§ SUPPLIED DATA
- - -
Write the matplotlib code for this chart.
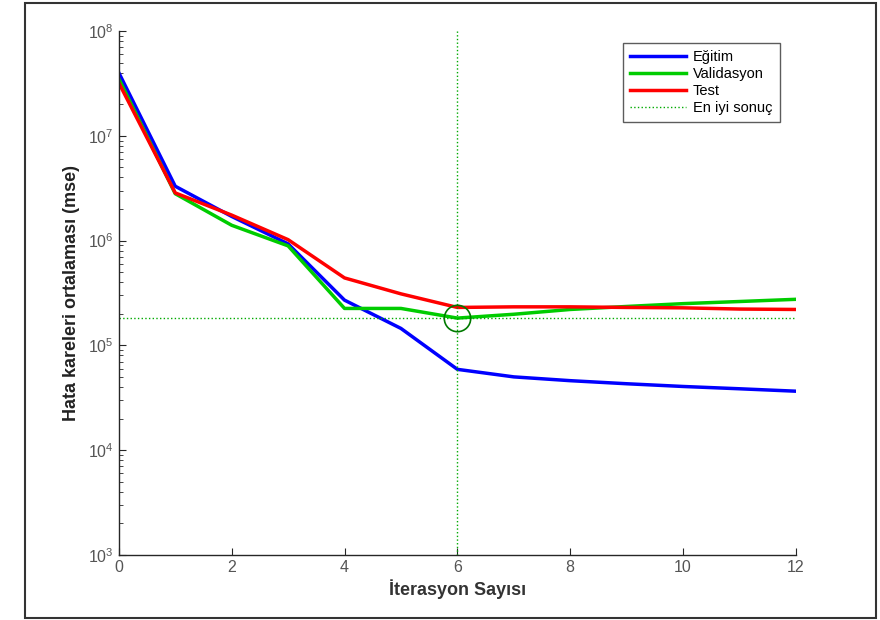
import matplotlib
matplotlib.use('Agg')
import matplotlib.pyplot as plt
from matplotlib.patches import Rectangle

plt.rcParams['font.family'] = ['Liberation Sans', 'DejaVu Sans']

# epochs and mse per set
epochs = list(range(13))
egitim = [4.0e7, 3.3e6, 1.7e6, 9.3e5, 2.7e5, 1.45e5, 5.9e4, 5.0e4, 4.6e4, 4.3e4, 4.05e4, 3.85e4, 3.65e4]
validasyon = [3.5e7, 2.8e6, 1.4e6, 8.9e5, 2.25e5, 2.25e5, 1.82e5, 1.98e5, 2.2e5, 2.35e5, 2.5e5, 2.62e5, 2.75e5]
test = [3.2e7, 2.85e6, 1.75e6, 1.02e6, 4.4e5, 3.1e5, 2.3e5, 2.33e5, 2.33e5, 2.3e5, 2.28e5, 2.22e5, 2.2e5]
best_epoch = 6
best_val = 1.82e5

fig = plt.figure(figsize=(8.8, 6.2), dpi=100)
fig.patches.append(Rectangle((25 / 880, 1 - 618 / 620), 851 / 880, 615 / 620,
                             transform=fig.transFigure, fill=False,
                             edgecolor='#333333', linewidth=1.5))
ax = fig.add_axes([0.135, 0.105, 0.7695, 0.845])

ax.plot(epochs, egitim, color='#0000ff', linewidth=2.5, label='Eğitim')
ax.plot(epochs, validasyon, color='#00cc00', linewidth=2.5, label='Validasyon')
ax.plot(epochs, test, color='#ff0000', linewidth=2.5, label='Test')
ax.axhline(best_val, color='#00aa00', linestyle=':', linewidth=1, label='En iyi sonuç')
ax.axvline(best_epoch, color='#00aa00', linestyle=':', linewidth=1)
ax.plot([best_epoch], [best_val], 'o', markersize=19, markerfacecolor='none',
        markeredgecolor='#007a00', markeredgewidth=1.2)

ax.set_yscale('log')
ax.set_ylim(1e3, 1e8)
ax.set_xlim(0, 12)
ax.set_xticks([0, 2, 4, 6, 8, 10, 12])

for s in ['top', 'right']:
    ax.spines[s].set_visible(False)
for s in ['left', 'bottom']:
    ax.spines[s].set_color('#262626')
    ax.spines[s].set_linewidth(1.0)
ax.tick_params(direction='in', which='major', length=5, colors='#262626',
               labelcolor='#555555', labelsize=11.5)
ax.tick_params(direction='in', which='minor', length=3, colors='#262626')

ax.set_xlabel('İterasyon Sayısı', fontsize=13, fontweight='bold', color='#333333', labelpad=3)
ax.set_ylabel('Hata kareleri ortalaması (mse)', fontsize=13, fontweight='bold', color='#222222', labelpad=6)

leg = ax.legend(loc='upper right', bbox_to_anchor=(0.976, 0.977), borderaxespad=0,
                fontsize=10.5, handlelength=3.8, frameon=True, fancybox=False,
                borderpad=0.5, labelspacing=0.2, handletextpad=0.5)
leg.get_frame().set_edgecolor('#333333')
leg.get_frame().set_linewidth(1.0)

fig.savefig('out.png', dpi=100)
- - -
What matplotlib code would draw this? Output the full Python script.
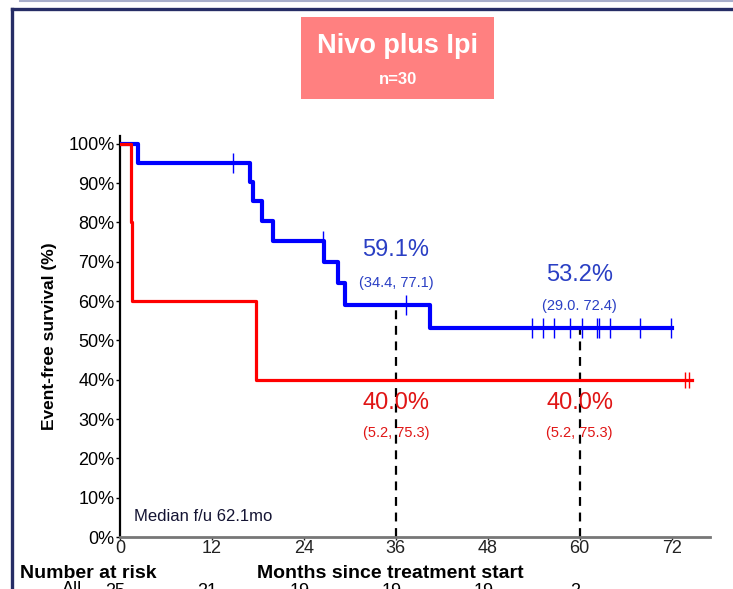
- - -
§ SHORT PROBLEM
Look above for the line with "Write the matplotlib code for this chart.", then print it and each line after it down to and including the line with "plt.rcParams['font.family'] = ['Liberation". Leave out the pictures and keep the wording exact.

§ OUTPUT OF THE EXERCISE
Write the matplotlib code for this chart.
import matplotlib
matplotlib.use('Agg')
import matplotlib.pyplot as plt
from matplotlib.patches import Rectangle

plt.rcParams['font.family'] = ['Liberation Sans', 'DejaVu Sans']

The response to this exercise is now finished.